Le plus important est que le management et l’actionnaire soient d’accord sur le projet industriel pendant la durée du LBO et sur la sortie prévue. Dans une de nos sociétés par exemple, le management a lui même communiqué aux employés, au moment où nous sommes rentrés au capital, que l’IPO dans quatre ou cinq ans était clairement la sortie privilégiée par le management et les actionnaires.
Jérôme Jouhanneaud : Le partage d’informations est en effet fondamental pour préparer une sortie. Si la directive AIFM ne va pas jusqu’à imposer au fonds acquéreur d’annoncer les modalités de la future sortie, un grand nombre de détails doivent tout de même être révélés comme les intentions du fonds relatives à l’activité de la société et les possibles répercussions sur l’emploi. Il s’agit, pour la plupart, du même type d’informations que celles devant être transmises dans le cadre de la procédure de consultation du comité d’entreprise de la cible. D’autres informations beaucoup plus sensibles, comme celles relatives au financement de l’acquisition, doivent être transmises à l’AMF et aux porteurs de parts du fonds acquéreur.
Georges Sampeur : Même si la directive AIFM ne l’impose pas expressément, il vaut toujours mieux communiquer avec les salariés de l’entreprise. Dans le cas de B&B Hôtels, nous avons surtout communiqué sur la stabilité du management, la stratégie mise en place et la croissance de l’entreprise. Nous avons aussi expliqué que la rotation naturelle des partenaires financiers de l’entreprise ne remettait pas en question la stratégie et les objectifs.
Nicolas Barberis : Le management s’est professionnalisé. Une sortie de LBO est souvent plus facile sur le plan du processus préparatoire qu’une vente industrielle. L’équipe est mieux préparée et sait peut-être aussi mieux rebondir si jamais le plan prévu ne fonctionne pas. Le manager est bien sûr focalisé sur la gestion de son entreprise, mais il sait qu’il a un horizon de temps à l’issue duquel il devra écrire une nouvelle histoire capitalistique.

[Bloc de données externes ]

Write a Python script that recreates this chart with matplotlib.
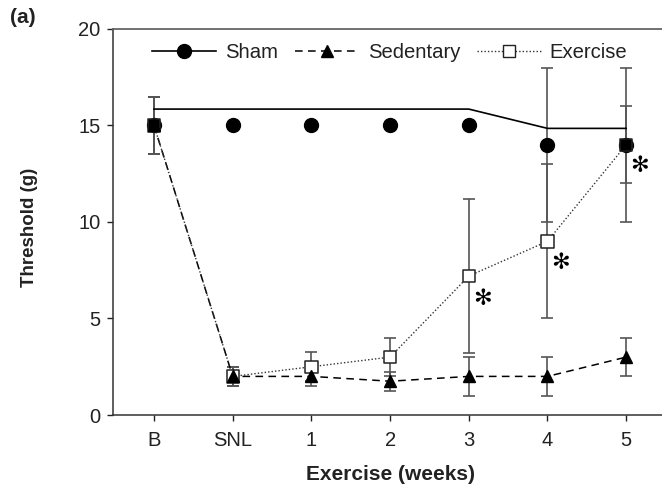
import matplotlib
matplotlib.use("Agg")
import matplotlib.pyplot as plt
from matplotlib.lines import Line2D

plt.rcParams['font.family'] = ['Liberation Sans', 'DejaVu Sans']

# data
labels = ["B", "SNL", "1", "2", "3", "4", "5"]
sham = [15, 15, 15, 15, 15, 14, 14]
sham_err = [1.5, 0, 0, 0, 0, 4, 4]
sham_line = [15.85, 15.85, 15.85, 15.85, 15.85, 14.85, 14.85]
sedentary = [15, 2, 2, 1.75, 2, 2, 3]
sedentary_err = [1.5, 0.5, 0.5, 0.5, 1, 1, 1]
exercise = [15, 2, 2.5, 3, 7.2, 9, 14]
exercise_err = [1.5, 0.5, 0.75, 1, 4, 4, 2]
sig_weeks = [4, 5, 6]
sig_y = [6.0, 7.85, 12.9]

x = list(range(len(labels)))
errc = "#555555"
txtc = "#222222"

fig = plt.figure(figsize=(6.62, 4.92), dpi=100)
ax = fig.add_axes([0.1712, 0.1565, 0.8288, 0.7846])

# error bars first
for vals, errs in [(sham, sham_err), (sedentary, sedentary_err),
                   (exercise, exercise_err)]:
    ax.errorbar(x, vals, yerr=errs, fmt="none", ecolor=errc, elinewidth=1.2,
                capsize=4, capthick=1.2, zorder=2)

# lines
ax.plot(x, sham_line, color="black", lw=1.2, zorder=3)
ax.plot(x, sedentary, color="black", lw=1.1, ls=(0, (5, 3.5)), zorder=3)
ax.plot(x, exercise, color="#333333", lw=1.0, ls=(0, (1, 1.5)), zorder=3)

# markers
ax.plot(x, sham, "o", color="black", ms=10, ls="none", zorder=4)
ex_face = ["black" if e == s else "white" for e, s in zip(exercise, sham)]
ax.scatter(x, exercise, marker="s", s=80, facecolors=ex_face,
           edgecolors="#222222", linewidths=1.1, zorder=5)
ax.plot(x, sedentary, "^", color="black", ms=9, ls="none", zorder=6)

for wx, wy in zip(sig_weeks, sig_y):
    ax.text(wx + 0.17, wy, "\u273b", fontsize=16, ha="center", va="center",
            family="DejaVu Sans", color="black", zorder=7)

ax.set_xlim(-0.517, 6.455)
ax.set_ylim(0, 20)
ax.set_xticks(x)
ax.set_xticklabels(labels)
ax.set_yticks([0, 5, 10, 15, 20])
ax.tick_params(direction="out", length=4.3, width=1, labelsize=14.5,
               pad=5, colors=txtc, labelcolor=txtc)
ax.tick_params(axis="x", pad=7)

ax.spines["right"].set_visible(False)
for s in ["left", "bottom"]:
    ax.spines[s].set_color("#333333")
    ax.spines[s].set_linewidth(1.1)
ax.spines["top"].set_color("#666666")
ax.spines["top"].set_linewidth(1.3)

ax.set_xlabel("Exercise (weeks)", fontsize=15, fontweight="bold", color=txtc)
ax.set_ylabel("Threshold (g)", fontsize=13.5, fontweight="bold", color=txtc)
ax.xaxis.set_label_coords(0.506, -0.153)
ax.xaxis.label.set_va("center")
ax.yaxis.set_label_coords(-0.152, 0.487)
ax.yaxis.label.set_va("center")

handles = [
    Line2D([], [], color="black", lw=1.2, marker="o", ms=10),
    Line2D([], [], color="black", lw=1.1, ls=(0, (5, 3.5)), marker="^", ms=9),
    Line2D([], [], color="#333333", lw=1.0, ls=(0, (1, 1.5)), marker="s",
           ms=9, mfc="white", mec="#222222"),
]
ax.legend(handles, ["Sham", "Sedentary", "Exercise"], ncol=3, frameon=False,
          fontsize=14.6, handlelength=3.15, handletextpad=0.44,
          columnspacing=0.84, numpoints=1, loc="center left", borderpad=0,
          bbox_to_anchor=(0.052, 0.940), labelcolor=txtc)

fig.text(0.034, 0.965, "(a)", fontsize=15, fontweight="bold", ha="center",
         va="center", color=txtc)

fig.savefig("out.png", dpi=100)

Pierre Rispoli : Se préparer à la cession, c’est par construction en 2013 être flexible. Depuis un peu plus de cinq ans, le contexte économique et financier est compliqué, ce n’est pas nouveau ! Les managers des sociétés comme les fonds ont donc eu le temps de s’habituer à être mobiles dans leurs réflexions pour s’adapter à cette conjoncture fluctuante. Les plans prévus au moment de l’investissement ne sont pas toujours ceux retenus à la sortie. Mais une chose est sûre, la meilleure façon de préparer la sortie c’est de conserver et développer dans l’entreprise les relais de croissance de demain et cela passe par l’investissement, l’international et l’innovation.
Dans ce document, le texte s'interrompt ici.